Los asustados vallisoletanos armaron una comisión: el canónigo Betancourt, como representante del clero; Isidro Huarte por parte del ayuntamiento, y José María Arancivia, capitán de dragones,  como representante militar. Los tres salieron hacia Indaparapeo, donde Aldama los recibió. Allí, mientras aguardaban la llegada de Hidalgo, discutieron un tema que inspiraba nerviosismo: el destino de los españoles que habitaban en la ciudad. Aldama insistía en que uno de los objetivos de la rebelión era “separarlos del reino y que se vayan”,  y como Betancourt intentara disuadirlo, el insurgente respondió: “crea usted, señor, que si mi padre viniera, a mi padre llevaría preso como a éstos”.

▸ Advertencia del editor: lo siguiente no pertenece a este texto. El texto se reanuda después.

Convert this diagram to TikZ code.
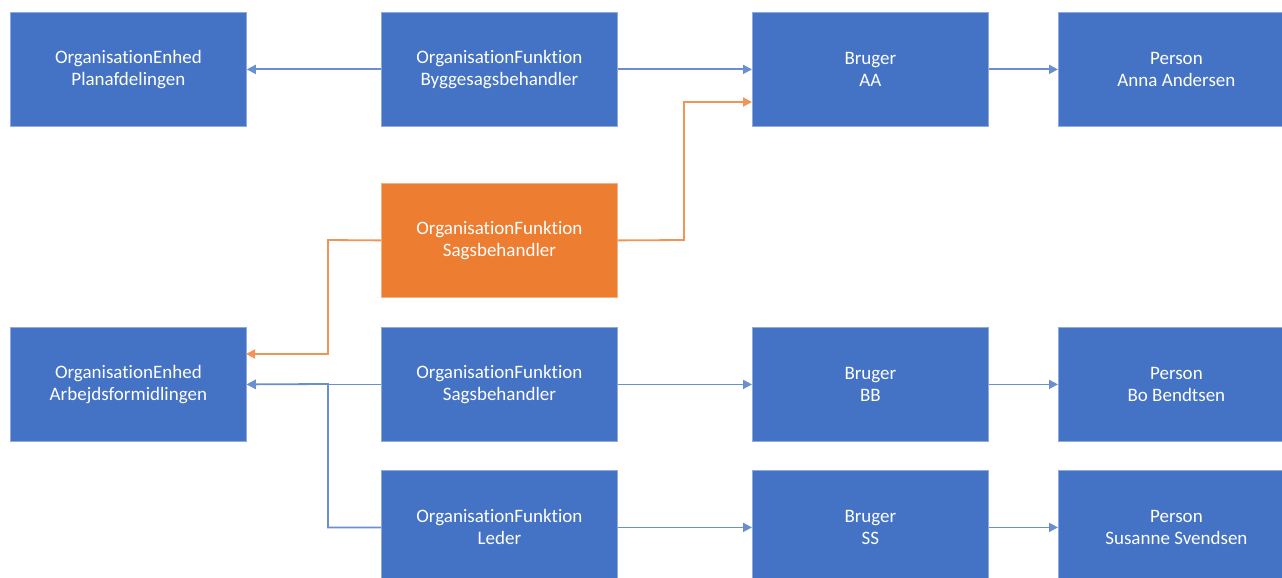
\documentclass[tikz,border=0pt]{standalone}
\usepackage{fontspec}
\setmainfont{Carlito}[Ligatures=NoCommon]
\usetikzlibrary{arrows.meta}
\definecolor{boxblue}{HTML}{4472C4}
\definecolor{boxorange}{HTML}{ED7D31}
\definecolor{lineblue}{HTML}{6A8FD0}
\definecolor{lineorange}{HTML}{F29456}
\definecolor{edgeblue}{HTML}{8FAADC}
\begin{document}
\begin{tikzpicture}[x=1pt,y=-1pt,
  bx/.style={draw=edgeblue,line width=0.8pt,fill=boxblue,text=white,minimum width=236pt,minimum height=114pt,inner sep=0pt,align=center,font=\fontsize{19}{22}\selectfont,anchor=north west},
  ob/.style={bx,draw=boxorange!60!white,fill=boxorange},
  con/.style={draw=lineblue,line width=1.8pt,-{Triangle[length=9pt,width=9pt]}},
  ocon/.style={draw=lineorange,line width=1.8pt,-{Triangle[length=9pt,width=9pt]}}]
\useasboundingbox (0,0) rectangle (1282,578);
\clip (0,0) rectangle (1282,578);
\fill[white] (0,0) rectangle (1282,578);
% row 1
\node[bx] (e1) at (10,12) {OrganisationEnhed\\Planafdelingen};
\node[bx] (f1) at (381,12) {OrganisationFunktion\\Byggesagsbehandler};
\node[bx] (b1) at (752,12) {Bruger\\AA};
\node[bx] (p1) at (1058,12) {Person\\Anna Andersen};
% orange
\node[ob] (fo) at (381,183) {OrganisationFunktion\\Sagsbehandler};
% row 3
\node[bx] (e2) at (10,327) {OrganisationEnhed\\Arbejdsformidlingen};
\node[bx] (f2) at (381,327) {OrganisationFunktion\\Sagsbehandler};
\node[bx] (b2) at (752,327) {Bruger\\BB};
\node[bx] (p2) at (1058,327) {Person\\Bo Bendtsen};
% row 4
\node[bx] (f3) at (381,470) {OrganisationFunktion\\Leder};
\node[bx] (b3) at (752,470) {Bruger\\SS};
\node[bx] (p3) at (1058,470) {Person\\Susanne Svendsen};
% connectors
\draw[con] (f1.west) -- (e1.east);
\draw[con] (f1.east) -- (b1.west);
\draw[con] (b1.east) -- (p1.west);
\draw[con] (f2.west) -- (e2.east);
\draw[con] (f2.east) -- (b2.west);
\draw[con] (b2.east) -- (p2.west);
\draw[con] (f3.east) -- (b3.west);
\draw[con] (b3.east) -- (p3.west);
\coordinate (jl) at (328,384);
\draw[con] (f3.west) -| (jl) -- (e2.east);
\coordinate (o1) at (684,240);
\coordinate (o2) at (752,102);
\draw[ocon] (fo.east) -- (o1) |- (o2);
\coordinate (o3) at (328,240);
\coordinate (o4) at (246,354);
\draw[ocon] (fo.west) -- (o3) |- (o4);
\end{tikzpicture}
\end{document}
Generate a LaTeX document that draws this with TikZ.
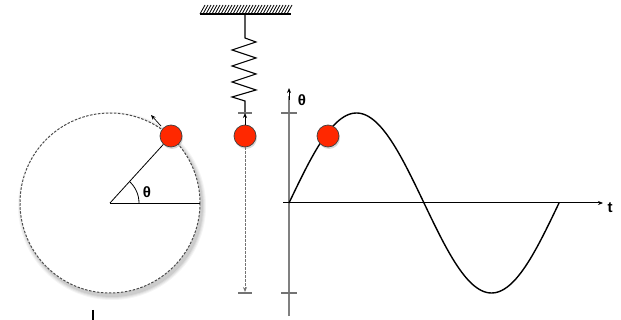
\documentclass[tikz,border=0pt]{standalone}
\usepackage{fontspec}
\setmainfont{Liberation Sans}
\usetikzlibrary{arrows.meta,shadows}
\definecolor{ballred}{RGB}{255,40,0}
\begin{document}
\begin{tikzpicture}[x=1pt,y=-1pt,
  ball/.style={circle,draw=black!75,line width=0.7pt,fill=ballred,minimum size=22pt,inner sep=0pt,
    drop shadow={shadow xshift=1pt,shadow yshift=-2pt,opacity=.3}},
  lbl/.style={font=\fontsize{15}{17}\selectfont\bfseries,inner sep=0pt},
  axisline/.style={draw=black!50,line width=1.6pt},
  tickline/.style={draw=black!55,line width=1.2pt},
  thin/.style={draw=black,line width=0.8pt},
  guide/.style={draw=black!55,line width=1pt,dash pattern=on 2.5pt off 1.5pt},
  tip/.style={-{Stealth[length=5pt,width=4pt]}}
]
\useasboundingbox (0,0) rectangle (621,320);
% ---------- circle ----------
\coordinate (O) at (110,203);
\foreach \r/\o in {94/.04,93/.05,92/.06,91/.07}{\fill[black,opacity=\o] (112,206) circle (\r);}
\fill[white] (O) circle (90);
\draw[black!70,line width=1pt,dash pattern=on 2.5pt off 1.5pt] (O) circle (90);
\coordinate (R) at (200,203);
\node[ball] (b1) at (171,136) {};
\draw[thin] (O) -- (R);
\draw[thin] (O) -- (b1);
\draw[thin] (139,203) arc[start angle=0,end angle=-47,radius=29];
\node[lbl] (th1) at (147,192) {θ};
\coordinate (a1s) at (161,126);
\coordinate (a1e) at (151,115);
\draw[thin,line width=0.7pt,tip] (a1s) -- (a1e);
\coordinate (m1) at (93,310);
\coordinate (m2) at (93,320);
\draw[black,line width=1.8pt] (m1) -- (m2);
% ---------- spring ----------
\foreach \x in {200,203,...,287}{\draw[black,line width=0.8pt] (\x,14) -- (\x+5,5);}
\coordinate (cl) at (200,14);
\coordinate (cr) at (291,14);
\draw[black,line width=1.4pt] (cl) -- (cr);
\coordinate (s0) at (245,14);
\coordinate (s1) at (245,38);
\coordinate (s2) at (245,101);
\coordinate (s3) at (245,113);
\draw[thin,line width=1.1pt,line join=miter] (s0) -- (s1) -- (256,42) -- (232,50) -- (256,58) -- (232,66) -- (256,74) -- (232,82) -- (256,90) -- (232,97) -- (s2) -- (s3);
\coordinate (t1l) at (238,113);
\coordinate (t1r) at (252,113);
\draw[tickline] (t1l) -- (t1r);
\node[ball] (b2) at (245,136) {};
\draw[thin,line width=0.8pt,tip] (b2.north) -- (s3);
\coordinate (d1) at (245,292);
\draw[guide,tip] (b2.south) -- (d1);
\coordinate (t2l) at (238,293);
\coordinate (t2r) at (252,293);
\draw[tickline] (t2l) -- (t2r);
% ---------- graph ----------
\coordinate (ya) at (289,316);
\coordinate (yb) at (289,88);
\draw[axisline] (ya) -- (289,96);
\draw[black,line width=1pt,tip] (289,100) -- (yb);
\coordinate (xa) at (283,203);
\coordinate (xb) at (603,203);
\draw[black,line width=1pt,tip] (xa) -- (xb);
\draw[tickline] (281,113) -- (297,113);
\draw[tickline] (281,293) -- (297,293);
\draw[black,line width=1.4pt] plot[domain=0:270,samples=120] ({289+\x},{203-90*sin(\x*4/3)});
\node[ball] (b3) at (328,136) {};
\node[lbl] (th2) at (302,100) {θ};
\node[lbl] (tt) at (610,208) {t};
\end{tikzpicture}
\end{document}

Las cosas no mejoraron al llegar Hidalgo a Indaparapeo: a la hora de encontrarse ante el cura de Dolores, Betancourt pidió que se respetaran conventos, colegios, monjas, educandos  y templos. Se le concedió. Luego pidió que los indios no entraran a Valladolid, porque sólo iban a “robar y a apestar la ciudad”. Allende rechazó la propuesta: “han de entrar todos a Valladolid”. Isidro Huarte no atinó a hacer otra cosa que llorar y quejarse de las pérdidas que había sufrido en sus propiedades de Celaya. El capitán Arancivia no pidió nada para los militares.

Eran hechos consumados: mientras los enviados hablaban con Hidalgo, los primeros batallones insurgentes entraban a Valladolid. El cura de Dolores mandó avisar de su pronta llegada.

Eran las once de la mañana del 17 de octubre de 1810 cuando Miguel Hidalgo entró a Valladolid, seguido por un contingente de 50 mil hombres. Allí ocurrirían sucesos importantes, como el primer bando que abolía la esclavitud, y los asesinatos de españoles inocentes, que atormentarían al cura de Dolores el resto de sus días.